I thought about it for days. Was this most beloved film seriously flawed and I had just been blind to it?  Midrash to the rescue! Donna felt that the set-up of Eve entering so completely into the lives of these theater folk was too slap-dash.  Once the story got going, she was able to forget the problems she had with the set-up, and enjoyed the rest of the movie.  Was there something midrashically  implicit in the story that could be developed into something that could mollify my friend and let us all get on with the task of reveling in what was obviously wonderful about the movie? As a matter of fact, yes:

1- Karen’s first flashback starts with her getting out of a taxi and looking for an unnamed person who will turn out to be Eve.  Eve emerges from the shadows, and the story begins.

2- When Karen describes Eve to Margo in the dressing room, Margo remembers her as  ‘The mousy one with the trench coat and the funny hat’

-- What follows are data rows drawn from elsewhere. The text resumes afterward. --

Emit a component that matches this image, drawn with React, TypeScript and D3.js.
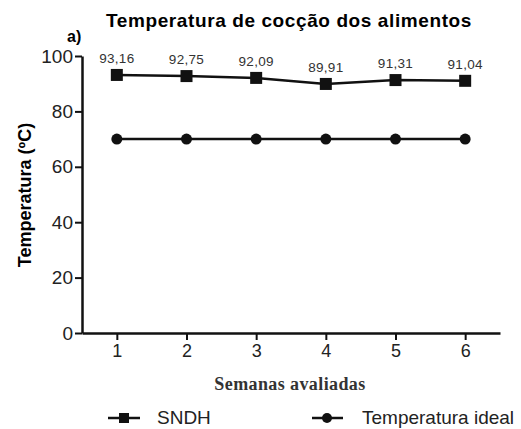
import { useEffect, useRef } from "react";
import * as d3 from "d3";

const weeks = [1, 2, 3, 4, 5, 6];
const sndh = [93.16, 92.75, 92.09, 89.91, 91.31, 91.04];
const ideal = [70, 70, 70, 70, 70, 70];
const yTicks = [0, 20, 40, 60, 80, 100];

export default function App() {
  const svgRef = useRef<SVGSVGElement>(null);

  useEffect(() => {
    const svg = d3.select(svgRef.current);
    svg.selectAll("*").remove();

    const x = d3.scaleLinear().domain([0.5, 6.5]).range([82, 500]);
    const y = d3.scaleLinear().domain([0, 100]).range([333, 56]);
    const sans = "Arial, 'Liberation Sans', sans-serif";

    // title
    svg.append("text")
      .attr("x", 289).attr("y", 27)
      .attr("text-anchor", "middle")
      .attr("font-family", sans).attr("font-weight", "bold").attr("font-size", 19)
      .attr("letter-spacing", 0.6)
      .text("Temperatura de cocção dos alimentos");

    svg.append("text")
      .attr("x", 67).attr("y", 42)
      .attr("font-family", sans).attr("font-weight", "bold").attr("font-size", 16)
      .text("a)");

    // y axis
    const yAxis = svg.append("g").attr("transform", "translate(82,0)")
      .call(d3.axisLeft(y).tickValues(yTicks).tickSize(7).tickSizeOuter(0));
    yAxis.select(".domain").attr("stroke", "#111").attr("stroke-width", 2.5);
    yAxis.selectAll(".tick line").attr("stroke", "#111").attr("stroke-width", 2);
    yAxis.selectAll(".tick text")
      .attr("font-family", sans).attr("font-size", 19).attr("fill", "#222").attr("x", -9);

    // x axis
    const xAxis = svg.append("g").attr("transform", "translate(0,333)")
      .call(d3.axisBottom(x).tickValues(weeks).tickFormat(d3.format("d")).tickSize(7).tickSizeOuter(0));
    xAxis.select(".domain").attr("stroke", "#111").attr("stroke-width", 2.5);
    xAxis.selectAll(".tick line").attr("stroke", "#111").attr("stroke-width", 2);
    xAxis.selectAll(".tick text")
      .attr("font-family", sans).attr("font-size", 18).attr("fill", "#222").attr("y", 11);

    // axis titles
    svg.append("text")
      .attr("transform", "translate(31,195) rotate(-90)")
      .attr("text-anchor", "middle")
      .attr("font-family", sans).attr("font-weight", "bold").attr("font-size", 18)
      .text("Temperatura (ºC)");

    svg.append("text")
      .attr("x", 290).attr("y", 390)
      .attr("text-anchor", "middle")
      .attr("font-family", "'Times New Roman', 'Liberation Serif', serif")
      .attr("font-weight", "bold").attr("font-size", 18).attr("fill", "#333")
      .attr("letter-spacing", 0.4)
      .text("Semanas avaliadas");

    const line = d3.line<number>().x((_, i) => x(weeks[i])).y(d => y(d));

    // ideal
    svg.append("path").datum(ideal).attr("d", line)
      .attr("fill", "none").attr("stroke", "#111").attr("stroke-width", 2.5);
    svg.selectAll(".ideal").data(ideal).enter().append("circle")
      .attr("cx", (_, i) => x(weeks[i])).attr("cy", d => y(d)).attr("r", 5.5).attr("fill", "#111");

    // SNDH
    svg.append("path").datum(sndh).attr("d", line)
      .attr("fill", "none").attr("stroke", "#111").attr("stroke-width", 2.5);
    svg.selectAll(".sndh").data(sndh).enter().append("rect")
      .attr("x", (_, i) => x(weeks[i]) - 6).attr("y", d => y(d) - 6)
      .attr("width", 12).attr("height", 12).attr("fill", "#111");
    svg.selectAll(".lbl").data(sndh).enter().append("text")
      .attr("x", (_, i) => x(weeks[i]))
      .attr("y", d => y(d) - 12)
      .attr("text-anchor", "middle")
      .attr("font-family", sans).attr("font-size", 13.5).attr("fill", "#333")
      .attr("letter-spacing", 0.3)
      .text(d => d.toFixed(2).replace(".", ","));

    // legend
    const lg = svg.append("g").attr("transform", "translate(0,418)");
    lg.append("line").attr("x1", 108).attr("x2", 140).attr("stroke", "#111").attr("stroke-width", 2.5);
    lg.append("rect").attr("x", 119).attr("y", -5).attr("width", 10).attr("height", 10).attr("fill", "#111");
    lg.append("text").attr("x", 157).attr("y", 6)
      .attr("font-family", sans).attr("font-size", 19).attr("fill", "#222").text("SNDH");
    lg.append("line").attr("x1", 312).attr("x2", 343).attr("stroke", "#111").attr("stroke-width", 2.5);
    lg.append("circle").attr("cx", 327).attr("cy", 0).attr("r", 5).attr("fill", "#111");
    lg.append("text").attr("x", 362).attr("y", 6)
      .attr("font-family", sans).attr("font-size", 19).attr("fill", "#222").text("Temperatura ideal");
  }, []);

  return (
    <svg ref={svgRef} width={521} height={429}
      style={{ position: "absolute", left: 0, top: 0, background: "#fff" }} />
  );
}
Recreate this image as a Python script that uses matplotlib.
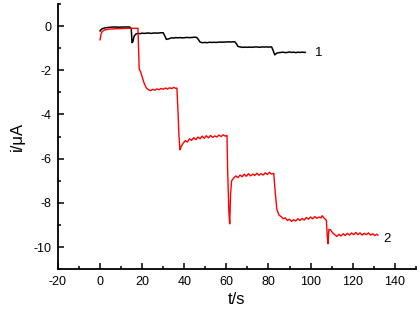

These two points indicate to us who have viewed the film countless times, that even before the movie’s story begins, Eve has been hard at work zeroing in on her prey.  Both Karen and Margo are aware of her peripherally and are predisposed to sympathize with her. Her pathetic image night after night at the theater, cultivated with just the right costume and hushed, modest voice had worked well enough that once she gets into the dressing room, she moves in for the kill.  The group is putty in her hands.  It’s all there in a few hints in the screenplay.

Will this midrash on All About Eve mollify Donna’s displeasure at a perceived plot gap?  Maybe, maybe not.  But it sure takes care of it for me an allows me to put it to rest.